O conceito de misericórdia de Deus, na teologia católica, possui tanto uma estrita quanto uma ampla faixa de significados. Na primeira, quando a misericórdia de Deus se limita a tirar o homem da miséria do pecado. Os defensores desse conceito de misericórdia, distinguem-se entre o amor e a bondade de Deus da misericórdia. A obra da criação, a elevação do homem à santidade e à amizade com Deus é, a seu ver, uma expressão da bondade e do amor de Deus, que, por sua natureza, se doa e concede bens. Por outro lado, o objeto da misericórdia de Deus é a miséria humana, isto é, o pecado. Se não houvesse o pecado, Deus não precisaria mostrar sua misericórdia, mostraria apenas amor e bondade, como faz com os seres celestiais. Deus também concedeu bens sobrenaturais aos anjos, mas especificamente falando, Ele não lhes mostrou sua misericórdia, mas amor e bondade (Fr. R. Kostecki). Assim, segundo o Pe. W. Granat, não se deve misturar os conceitos de amor, bondade e misericórdia, mas ater-se ao seu significado estrito. Deus criou o mundo por bondade e amor, não por misericórdia, pois a concessão do ser, a criação da bondade, é uma manifestação e expressão da bondade, não da misericórdia.
O conceito de misericórdia de Deus num sentido mais amplo significa toda ação de Deus “ad extra” (externamente, para fora), porque é uma manifestação do amor de Deus por seres inferiores a Ele. Os teólogos que representam essa abordagem da misericórdia, enfatizam que ela é uma manifestação do poder e da bondade de Deus. Através deles, o Criador traz a criação do nada. Além disso, Ele realiza algo mais: Ele extrai o bem do mal (Garrigou-Lagrange). Na opinião desses teólogos, a misericórdia é um atributo da natureza de Deus manifestado em toda ação externa de Deus, tanto na criação quanto na elevação pela graça. O pecado do homem não causou uma mudança em Deus, ou seja, não lhe deu um novo atributo – o atributo da misericórdia. Deus é misericordioso não só depois do pecado, mas Ele sempre foi misericordioso, mesmo antes do pecado do homem. Após o pecado, a misericórdia de Deus só assumiu uma forma diferente, expressando-se de maneira diferente na obra da Redenção (Pe. W. Pietkun). A misericórdia de Deus, portanto, consiste não apenas em levantar o homem da miséria do pecado, mas também, em permitir que ele participe da natureza de Deus pela graça. Portanto, a própria criação do homem, concedendo-lhe amizade e graça, já é uma manifestação da misericórdia de Deus.
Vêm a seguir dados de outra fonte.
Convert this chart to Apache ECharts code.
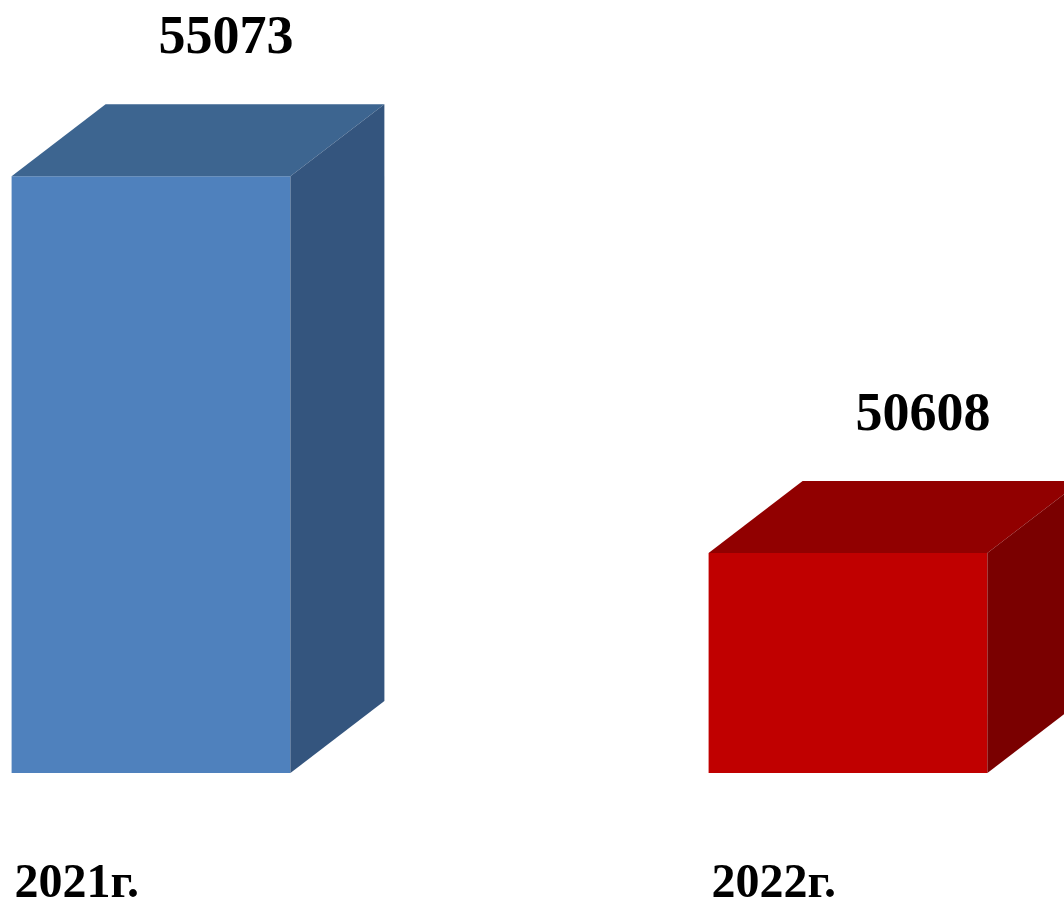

Segundo o Beato Pe. Michał Sopoćko, a misericórdia é a ajuda que o Criador dá à sua criatura, dando-lhe uma mão que o tira de sua miséria de pecado e compensa suas deficiências. A maior miséria, observa ele, é a falta de existência. Seguindo as Sagradas Escrituras e os ensinamentos de São Tomás, ele aceita que em um sentido amplo a misericórdia de Deus também se expressa na criação do universo e do homem. Ele diz que o Salmista coloca a obra da criação e da redenção lado a lado. Ele atribui ambos à misericórdia de Deus (Sl 136). Assim, neste sentido amplo, a bondade e a misericórdia de Deus são sinônimos. Num sentido mais estrito, porém, o conceito de misericórdia está relacionado com o pecado e manifesta-se em tirar o homem dessa miséria. Misericórdia é o segundo nome do amor (DM 7); é o amor que vai mais longe, porque eleva o homem para fora da miséria moral (Pe. J. Krasinski).
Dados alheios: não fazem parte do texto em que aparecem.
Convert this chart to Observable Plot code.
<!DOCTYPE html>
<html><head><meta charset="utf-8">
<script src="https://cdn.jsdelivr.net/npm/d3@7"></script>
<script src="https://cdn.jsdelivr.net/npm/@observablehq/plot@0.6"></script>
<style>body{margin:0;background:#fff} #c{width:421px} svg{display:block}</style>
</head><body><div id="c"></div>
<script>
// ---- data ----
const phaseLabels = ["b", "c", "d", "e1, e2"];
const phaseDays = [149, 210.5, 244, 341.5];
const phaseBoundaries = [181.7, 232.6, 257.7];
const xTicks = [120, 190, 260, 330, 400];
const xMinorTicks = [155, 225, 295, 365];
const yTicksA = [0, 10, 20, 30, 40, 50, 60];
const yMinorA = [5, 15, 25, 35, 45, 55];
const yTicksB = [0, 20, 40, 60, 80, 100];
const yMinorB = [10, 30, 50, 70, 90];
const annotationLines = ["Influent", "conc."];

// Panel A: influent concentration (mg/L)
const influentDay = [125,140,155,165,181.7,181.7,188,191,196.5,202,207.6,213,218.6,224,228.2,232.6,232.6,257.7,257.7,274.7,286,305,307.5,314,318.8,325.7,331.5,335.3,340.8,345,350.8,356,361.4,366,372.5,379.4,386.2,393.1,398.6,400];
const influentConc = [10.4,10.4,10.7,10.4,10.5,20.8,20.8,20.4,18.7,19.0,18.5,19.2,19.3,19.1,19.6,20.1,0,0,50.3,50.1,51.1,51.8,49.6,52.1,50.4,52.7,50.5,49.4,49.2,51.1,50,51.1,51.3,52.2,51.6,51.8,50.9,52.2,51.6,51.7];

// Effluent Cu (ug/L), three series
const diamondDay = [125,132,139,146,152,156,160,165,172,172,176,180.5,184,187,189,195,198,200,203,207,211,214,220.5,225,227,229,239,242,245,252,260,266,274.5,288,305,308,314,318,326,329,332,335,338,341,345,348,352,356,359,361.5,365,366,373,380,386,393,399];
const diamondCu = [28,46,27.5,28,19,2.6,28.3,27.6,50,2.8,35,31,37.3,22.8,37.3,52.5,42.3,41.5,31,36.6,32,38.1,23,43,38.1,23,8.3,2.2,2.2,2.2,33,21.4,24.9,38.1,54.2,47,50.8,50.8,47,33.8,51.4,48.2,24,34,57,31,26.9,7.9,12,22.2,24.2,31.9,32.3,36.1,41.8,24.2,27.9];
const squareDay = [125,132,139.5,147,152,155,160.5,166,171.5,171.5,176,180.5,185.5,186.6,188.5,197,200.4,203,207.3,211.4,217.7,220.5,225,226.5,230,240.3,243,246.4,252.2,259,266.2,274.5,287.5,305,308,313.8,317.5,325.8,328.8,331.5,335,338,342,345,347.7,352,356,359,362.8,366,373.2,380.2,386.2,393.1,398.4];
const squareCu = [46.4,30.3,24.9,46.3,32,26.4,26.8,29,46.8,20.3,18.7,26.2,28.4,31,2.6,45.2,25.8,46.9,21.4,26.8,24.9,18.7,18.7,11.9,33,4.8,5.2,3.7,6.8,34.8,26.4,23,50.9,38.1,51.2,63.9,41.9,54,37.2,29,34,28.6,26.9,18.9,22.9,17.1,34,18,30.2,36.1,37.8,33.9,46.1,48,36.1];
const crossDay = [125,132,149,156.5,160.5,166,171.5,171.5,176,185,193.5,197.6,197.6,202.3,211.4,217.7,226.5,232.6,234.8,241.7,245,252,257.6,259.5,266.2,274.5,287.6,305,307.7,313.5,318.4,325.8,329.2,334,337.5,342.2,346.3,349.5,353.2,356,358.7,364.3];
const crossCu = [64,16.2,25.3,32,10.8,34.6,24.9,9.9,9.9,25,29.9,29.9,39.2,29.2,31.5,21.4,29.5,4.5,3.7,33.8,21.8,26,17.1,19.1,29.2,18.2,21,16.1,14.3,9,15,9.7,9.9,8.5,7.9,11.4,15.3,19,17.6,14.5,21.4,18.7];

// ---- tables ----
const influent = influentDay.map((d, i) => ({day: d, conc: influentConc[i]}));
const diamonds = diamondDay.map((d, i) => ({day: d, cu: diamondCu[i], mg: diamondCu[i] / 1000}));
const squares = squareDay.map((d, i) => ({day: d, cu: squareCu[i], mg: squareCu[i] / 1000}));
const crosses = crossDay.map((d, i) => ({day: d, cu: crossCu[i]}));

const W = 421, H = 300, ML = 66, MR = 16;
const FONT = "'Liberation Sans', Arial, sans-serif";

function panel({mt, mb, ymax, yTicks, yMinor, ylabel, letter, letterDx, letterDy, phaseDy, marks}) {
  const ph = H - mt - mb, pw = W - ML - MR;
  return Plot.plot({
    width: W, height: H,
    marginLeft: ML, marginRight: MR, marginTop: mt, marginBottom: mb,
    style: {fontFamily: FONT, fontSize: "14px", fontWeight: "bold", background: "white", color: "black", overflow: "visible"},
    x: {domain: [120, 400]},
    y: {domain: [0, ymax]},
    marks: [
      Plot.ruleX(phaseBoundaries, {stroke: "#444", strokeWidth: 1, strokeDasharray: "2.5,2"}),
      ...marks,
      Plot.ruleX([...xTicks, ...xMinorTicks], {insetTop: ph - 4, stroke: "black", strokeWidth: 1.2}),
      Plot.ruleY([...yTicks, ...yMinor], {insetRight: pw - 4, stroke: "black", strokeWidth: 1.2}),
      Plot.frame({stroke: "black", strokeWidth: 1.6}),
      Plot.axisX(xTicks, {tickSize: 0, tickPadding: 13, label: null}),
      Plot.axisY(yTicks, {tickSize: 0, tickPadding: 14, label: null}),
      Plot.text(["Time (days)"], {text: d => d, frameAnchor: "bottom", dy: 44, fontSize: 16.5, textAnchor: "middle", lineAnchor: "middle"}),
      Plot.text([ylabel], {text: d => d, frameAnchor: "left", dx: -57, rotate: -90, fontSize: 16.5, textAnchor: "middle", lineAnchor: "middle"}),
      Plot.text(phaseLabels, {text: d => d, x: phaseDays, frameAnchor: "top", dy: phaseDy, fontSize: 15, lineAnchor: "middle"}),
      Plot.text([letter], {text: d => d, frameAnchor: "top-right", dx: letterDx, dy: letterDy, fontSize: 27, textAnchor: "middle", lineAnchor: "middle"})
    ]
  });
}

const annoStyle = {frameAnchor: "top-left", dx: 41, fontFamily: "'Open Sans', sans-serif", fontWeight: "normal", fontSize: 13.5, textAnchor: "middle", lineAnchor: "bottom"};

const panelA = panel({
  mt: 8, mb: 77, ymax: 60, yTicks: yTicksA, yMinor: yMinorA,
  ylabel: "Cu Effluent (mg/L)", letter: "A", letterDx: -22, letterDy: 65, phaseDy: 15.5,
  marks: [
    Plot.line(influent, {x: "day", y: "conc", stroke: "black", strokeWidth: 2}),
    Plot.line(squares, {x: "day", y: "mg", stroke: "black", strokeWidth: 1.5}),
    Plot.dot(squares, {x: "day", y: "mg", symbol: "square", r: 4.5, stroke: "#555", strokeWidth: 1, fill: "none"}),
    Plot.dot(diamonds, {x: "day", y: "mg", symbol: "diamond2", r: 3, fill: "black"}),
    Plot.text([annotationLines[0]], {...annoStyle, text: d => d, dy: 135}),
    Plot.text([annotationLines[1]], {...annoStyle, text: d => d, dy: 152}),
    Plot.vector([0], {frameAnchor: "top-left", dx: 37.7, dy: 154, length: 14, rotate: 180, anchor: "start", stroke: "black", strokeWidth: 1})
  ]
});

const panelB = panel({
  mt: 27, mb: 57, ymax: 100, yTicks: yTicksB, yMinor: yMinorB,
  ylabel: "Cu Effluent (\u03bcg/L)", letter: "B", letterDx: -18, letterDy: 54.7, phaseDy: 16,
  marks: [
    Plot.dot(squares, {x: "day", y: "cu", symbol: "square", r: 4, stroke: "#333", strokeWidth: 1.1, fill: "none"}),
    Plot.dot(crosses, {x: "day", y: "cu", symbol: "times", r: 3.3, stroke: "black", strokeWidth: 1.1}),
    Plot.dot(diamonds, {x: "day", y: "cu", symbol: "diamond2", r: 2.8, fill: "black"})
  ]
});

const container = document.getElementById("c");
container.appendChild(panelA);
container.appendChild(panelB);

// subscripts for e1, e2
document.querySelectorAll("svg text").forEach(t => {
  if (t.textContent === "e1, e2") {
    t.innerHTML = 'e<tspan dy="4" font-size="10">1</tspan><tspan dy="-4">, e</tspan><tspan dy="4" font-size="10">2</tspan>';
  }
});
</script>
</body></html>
O Santo Padre João Paulo II usava frequentemente o termo amor misericordioso. Na encíclica Dives in misericordia, ele escreveu que a misericórdia é uma dimensão indispensável do amor, é como seu segundo nome (DM 7). A misericórdia – segundo ele – é a forma exterior do amor de Deus para com o homem sobrecarregado com o fardo da fraqueza humana. Misericórdia – escreveu ele – definida como amor misericordioso, tem todas as características do amor no sentido mais amplo da palavra. Ela contém tudo o que constitui o conteúdo do amor paterno, materno, esponsal, fraterno, amigável e colegial, que é gracioso, paciente, compassivo, abnegado, prestativo, perdoador e fiel. O amor misericordioso se concentra, principalmente, no valor básico do homem, que é a dignidade de sua humanidade, e é essa dignidade que ele tenta salvar, purificar e elevar, de alguma forma extraindo de todas as camadas do mal (S. K. M. Kasperkiewicz).
Pe. Ryszard Ukleja, Miłosierdzie Boże z pokolenia na pokolenie, (A misericórdia de Deus de geração em geração) Wrocław 1997, s. 143-150.